Quality of care in England examined by case record review.
The findings of the largest study to date of the quality of care given to patients in the UK with COVID-19 are outlined in this report.
This study recruited a sample and demographic representative of English hospitals’ experience of the COVID-19 pandemic. It gathered information about the quality of care delivered from 19 organisations in England which between them accounted for a population of almost 10.5 million people. These organisations collectively looked after over 26,000 patients with COVID-19 in 2020 with over 6,000 patients dying with the condition in their care. They reviewed 510 patient cases and their care to identify learnings from the pandemic.

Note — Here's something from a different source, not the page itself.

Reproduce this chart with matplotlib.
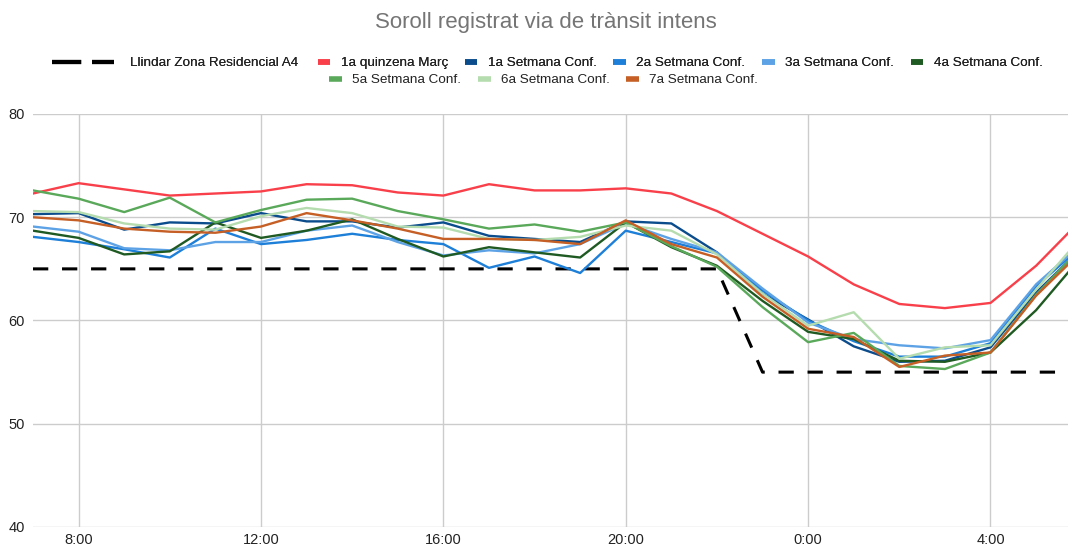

Using a modified version of an established and validated Structured Judgement Review process already used by many clinicians in the retrospective case record analysis of acute hospital deaths, the study concludes that overall care delivered was judged to have been adequate or better in 96.5% of the patient cases.
Care judged to be poor overall was very uncommon and occurred in only 3.5% of the total sample. When it did occur, it was related to end-of-life care issues, nosocomial infections, delays in assessment and the two linked issues of poor communication and poor documentation.
The study looked at significant variations between hospitals when it came to end-of-life care experiences, assessment, documentation and communication, senior review, do not attempt resuscitation decisions and discharge planning. This revealed both excellent care and care that could have been improved, illustrated in a series of vignettes.
The report includes a number of recommendations for the NHS and healthcare teams.